To take my mind off, I've decided to blog a bit, because my eyes seem to be getting too heavy to carry and I figure blogging would distract me till I fall asleep.

Btw, that was sorta the intro for the post. lol...pele...I know my posts are usually long but if I don't say it all at the time, I never may...I'm sowie, bear with me :D

It's imperative that I say this, I'm thankfully not short of friends to talk to, I spoke to happy feet and she...which wasn't too bad and there's my mum, but if I told my mum, she might worry and...., if I told my other friend, she would tell me to.....and after those, there are....who would....and there's one more choice, who just didn't care enough...and then there's you, who are always here... *big grin*#hugs

...and I sadly can't share it...I think I need to scream and take a vacation or something...thankfully once I wake up tomorrow, I should feel better.

I feel as though people are under the impression that I'm incapable of pain, because I don't show it, so they just go ahead and hurt me cause I'm for some odd reason, they pass me the vibe that I'm "indestructible" not that I'm destructible but I hurt, I'm human for crying out loud...there's a lot I can take, but somethings cut undeniable too deep, especially when they come from certain people.
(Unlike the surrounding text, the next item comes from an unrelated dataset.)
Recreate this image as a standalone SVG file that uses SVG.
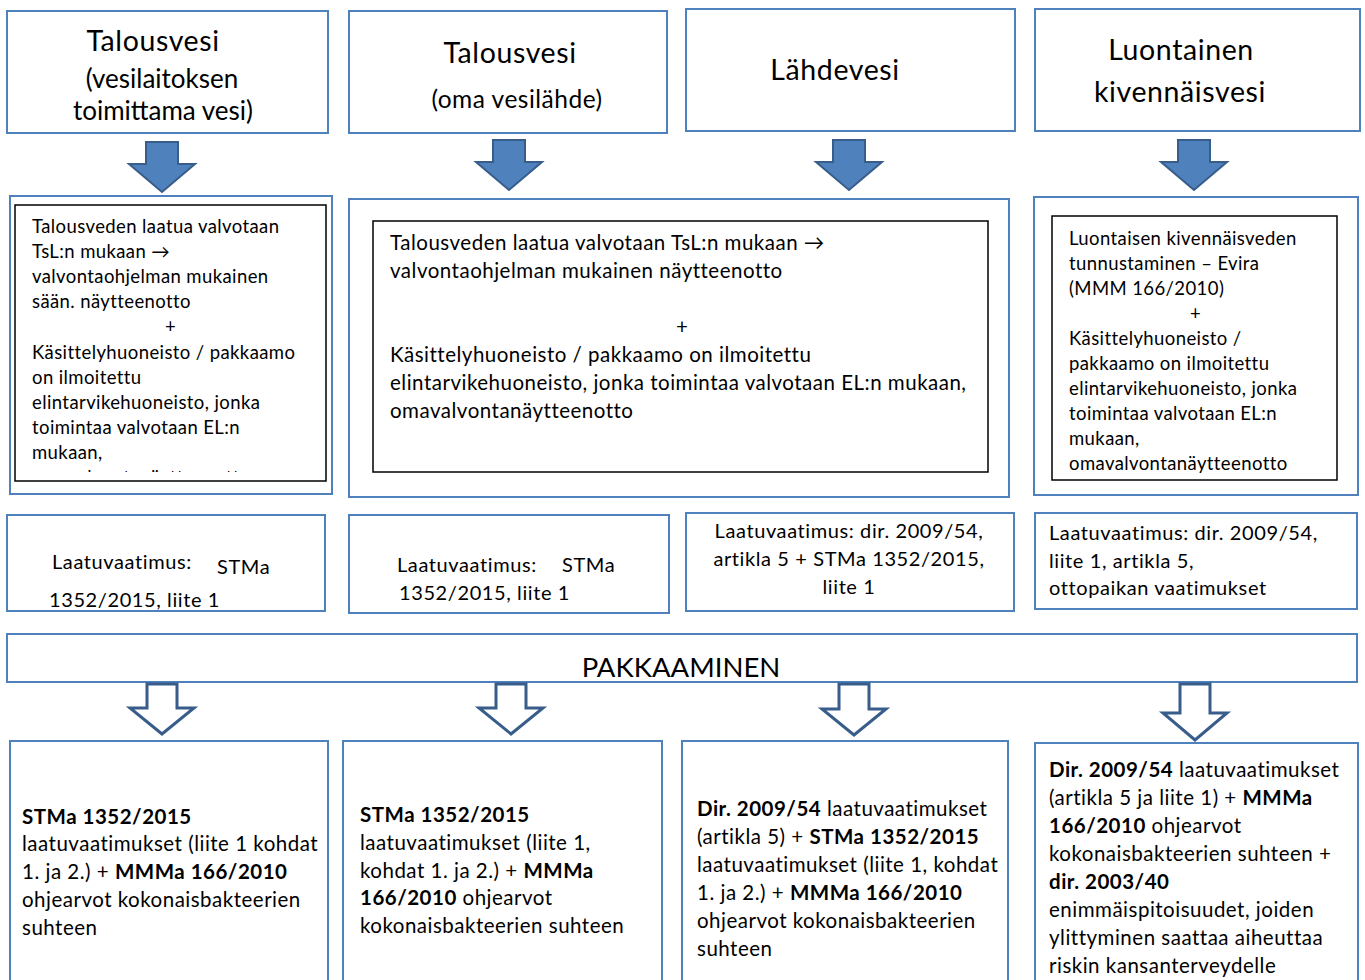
<svg xmlns="http://www.w3.org/2000/svg" width="1365" height="980" viewBox="0 0 1365 980">
<style>
.box{fill:#fff;stroke:#4F81BD;stroke-width:2}
.inner{fill:#fff;stroke:#000;stroke-width:1.5}
.farr{fill:#4F81BD;stroke:#385D8A;stroke-width:2;stroke-linejoin:miter}
.oarr{fill:#fff;stroke:#385D8A;stroke-width:3;stroke-linejoin:miter}
text{font-family:Lato,"Liberation Sans",sans-serif;fill:#000}
.h{font-size:28.5px;letter-spacing:0.6px;text-anchor:middle}
.h2{font-size:26px;text-anchor:middle}
.hs{font-size:24.5px;letter-spacing:0.5px;text-anchor:middle}
.m{font-size:18.5px;letter-spacing:0.4px}
.m2{font-size:20.5px;letter-spacing:0.5px}
.q{font-size:20px;letter-spacing:0.6px}
.qc{font-size:20px;letter-spacing:0.6px;text-anchor:middle}
.b{font-size:20.5px;letter-spacing:0.5px}
.bd{font-weight:bold}
.pk{font-size:27.5px;text-anchor:middle}
</style>
<defs>
<clipPath id="c1"><rect x="15" y="205" width="311" height="267"/></clipPath>
<clipPath id="c4"><rect x="1052" y="216" width="285" height="258"/></clipPath>
</defs>

<g id="n-top1">
<rect class="box" x="7" y="11" width="321" height="122"/>
<text class="h" x="153" y="51">Talousvesi</text>
<text class="h2" x="162" y="88">(vesilaitoksen</text>
<text class="h2" x="163" y="120">toimittama vesi)</text>
</g>
<g id="n-top2">
<rect class="box" x="349" y="11" width="318" height="122"/>
<text class="h" x="510" y="63">Talousvesi</text>
<text class="hs" x="517" y="108">(oma vesilähde)</text>
</g>
<g id="n-top3">
<rect class="box" x="686" y="9" width="329" height="122"/>
<text class="h" x="835" y="80">Lähdevesi</text>
</g>
<g id="n-top4">
<rect class="box" x="1035" y="9" width="325" height="122"/>
<text class="h" x="1181" y="60">Luontainen</text>
<text class="h" x="1180" y="102">kivennäisvesi</text>
</g>

<g id="n-mid1">
<rect class="box" x="10" y="196" width="322" height="298"/>
<rect class="inner" x="15" y="205" width="311" height="276"/>
<g clip-path="url(#c1)">
<text class="m" x="32" y="233">Talousveden laatua valvotaan</text>
<text class="m" x="32" y="258">TsL:n mukaan →</text>
<text class="m" x="32" y="283">valvontaohjelman mukainen</text>
<text class="m" x="32" y="308">sään. näytteenotto</text>
<text class="m" x="165" y="333">+</text>
<text class="m" x="32" y="359">Käsittelyhuoneisto / pakkaamo</text>
<text class="m" x="32" y="384">on ilmoitettu</text>
<text class="m" x="32" y="409">elintarvikehuoneisto, jonka</text>
<text class="m" x="32" y="434">toimintaa valvotaan EL:n</text>
<text class="m" x="32" y="459">mukaan,</text>
<text class="m" x="32" y="484">omavalvontanäytteenotto</text>
</g>
</g>
<g id="n-mid2">
<rect class="box" x="349" y="199" width="660" height="298"/>
<rect class="inner" x="373" y="221" width="615" height="251"/>
<text class="m2" x="390" y="250">Talousveden laatua valvotaan TsL:n mukaan →</text>
<text class="m2" x="390" y="278">valvontaohjelman mukainen näytteenotto</text>
<text class="m2" x="676" y="334">+</text>
<text class="m2" x="390" y="362">Käsittelyhuoneisto / pakkaamo on ilmoitettu</text>
<text class="m2" x="390" y="390">elintarvikehuoneisto, jonka toimintaa valvotaan EL:n mukaan,</text>
<text class="m2" x="390" y="418">omavalvontanäytteenotto</text>
</g>
<g id="n-mid4">
<rect class="box" x="1034" y="197" width="324" height="298"/>
<rect class="inner" x="1052" y="216" width="285" height="264"/>
<g clip-path="url(#c4)">
<text class="m" x="1069" y="245">Luontaisen kivennäisveden</text>
<text class="m" x="1069" y="270">tunnustaminen – Evira</text>
<text class="m" x="1069" y="295">(MMM 166/2010)</text>
<text class="m" x="1190" y="320">+</text>
<text class="m" x="1069" y="345">Käsittelyhuoneisto /</text>
<text class="m" x="1069" y="370">pakkaamo on ilmoitettu</text>
<text class="m" x="1069" y="395">elintarvikehuoneisto, jonka</text>
<text class="m" x="1069" y="420">toimintaa valvotaan EL:n</text>
<text class="m" x="1069" y="445">mukaan,</text>
<text class="m" x="1069" y="470">omavalvontanäytteenotto</text>
</g>
</g>

<g id="n-req1">
<rect class="box" x="7" y="515" width="318" height="96"/>
<text class="q" x="52" y="569">Laatuvaatimus:</text>
<text class="q" x="217" y="574">STMa</text>
<text class="q" x="49" y="607">1352/2015, liite 1</text>
</g>
<g id="n-req2">
<rect class="box" x="349" y="515" width="320" height="98"/>
<text class="q" x="397" y="572">Laatuvaatimus:</text>
<text class="q" x="562" y="572">STMa</text>
<text class="q" x="399" y="600">1352/2015, liite 1</text>
</g>
<g id="n-req3">
<rect class="box" x="686" y="513" width="328" height="98"/>
<text class="qc" x="849" y="538">Laatuvaatimus: dir. 2009/54,</text>
<text class="qc" x="849" y="566">artikla 5 + STMa 1352/2015,</text>
<text class="qc" x="849" y="594">liite 1</text>
</g>
<g id="n-req4">
<rect class="box" x="1035" y="513" width="322" height="96"/>
<text class="q" x="1049" y="540">Laatuvaatimus: dir. 2009/54,</text>
<text class="q" x="1049" y="568">liite 1, artikla 5,</text>
<text class="q" x="1049" y="595">ottopaikan vaatimukset</text>
</g>

<g id="n-pack">
<rect class="box" x="7" y="634" width="1350" height="48"/>
<text class="pk" x="681" y="677">PAKKAAMINEN</text>
</g>

<g id="n-bot1">
<rect class="box" x="10" y="741" width="318" height="250"/>
<text class="b" x="22" y="824"><tspan class="bd">STMa 1352/2015</tspan></text>
<text class="b" x="22" y="851">laatuvaatimukset (liite 1 kohdat</text>
<text class="b" x="22" y="879">1. ja 2.) + <tspan class="bd">MMMa 166/2010</tspan></text>
<text class="b" x="22" y="907">ohjearvot kokonaisbakteerien</text>
<text class="b" x="22" y="935">suhteen</text>
</g>
<g id="n-bot2">
<rect class="box" x="343" y="741" width="319" height="250"/>
<text class="b" x="360" y="822"><tspan class="bd">STMa 1352/2015</tspan></text>
<text class="b" x="360" y="850">laatuvaatimukset (liite 1,</text>
<text class="b" x="360" y="878">kohdat 1. ja 2.) + <tspan class="bd">MMMa</tspan></text>
<text class="b" x="360" y="905"><tspan class="bd">166/2010</tspan> ohjearvot</text>
<text class="b" x="360" y="933">kokonaisbakteerien suhteen</text>
</g>
<g id="n-bot3">
<rect class="box" x="682" y="741" width="326" height="250"/>
<text class="b" x="697" y="816"><tspan class="bd">Dir. 2009/54</tspan> laatuvaatimukset</text>
<text class="b" x="697" y="844">(artikla 5) + <tspan class="bd">STMa 1352/2015</tspan></text>
<text class="b" x="697" y="872">laatuvaatimukset (liite 1, kohdat</text>
<text class="b" x="697" y="900">1. ja 2.) + <tspan class="bd">MMMa 166/2010</tspan></text>
<text class="b" x="697" y="928">ohjearvot kokonaisbakteerien</text>
<text class="b" x="697" y="956">suhteen</text>
</g>
<g id="n-bot4">
<rect class="box" x="1035" y="743" width="323" height="250"/>
<text class="b" x="1049" y="777"><tspan class="bd">Dir. 2009/54</tspan> laatuvaatimukset</text>
<text class="b" x="1049" y="805">(artikla 5 ja liite 1) +  <tspan class="bd">MMMa</tspan></text>
<text class="b" x="1049" y="833"><tspan class="bd">166/2010</tspan> ohjearvot</text>
<text class="b" x="1049" y="861">kokonaisbakteerien suhteen +</text>
<text class="b" x="1049" y="889"><tspan class="bd">dir. 2003/40</tspan></text>
<text class="b" x="1049" y="917">enimmäispitoisuudet, joiden</text>
<text class="b" x="1049" y="945">ylittyminen saattaa aiheuttaa</text>
<text class="b" x="1049" y="973">riskin kansanterveydelle</text>
</g>

<g id="connectors">
<path class="farr" d="M146,142 H178 V164 H195 L162,192 L129,164 H146 Z"/>
<path class="farr" d="M493,140 H525 V162 H542 L509,190 L476,162 H493 Z"/>
<path class="farr" d="M833,140 H865 V162 H882 L849,190 L816,162 H833 Z"/>
<path class="farr" d="M1178,140 H1210 V162 H1227 L1194,190 L1161,162 H1178 Z"/>
<path class="oarr" d="M147,684 H177 V708 H194 L162,734 L130,708 H147 Z"/>
<path class="oarr" d="M496,684 H526 V708 H543 L511,734 L479,708 H496 Z"/>
<path class="oarr" d="M839,684 H869 V709 H886 L854,735 L822,709 H839 Z"/>
<path class="oarr" d="M1180,684 H1210 V713 H1227 L1195,740 L1163,713 H1180 Z"/>
</g>
</svg>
In the future, I'd probably refer to this post and tell you who it was but not what happened though....stay tuned...

When this phase is all over, I'd be ecstatic. In the mean time, Imma just brace myself, enjoy myself and keep on luvn...

*******

So onto blogging about what I had planned to blog about yesterday....

Actually, you know what, I don't feel up to the task, we'd gist next time. Love you...mwaaah!!!
and happy mother's day to all mothers reading. May your years be longer and may your children make you proud, always.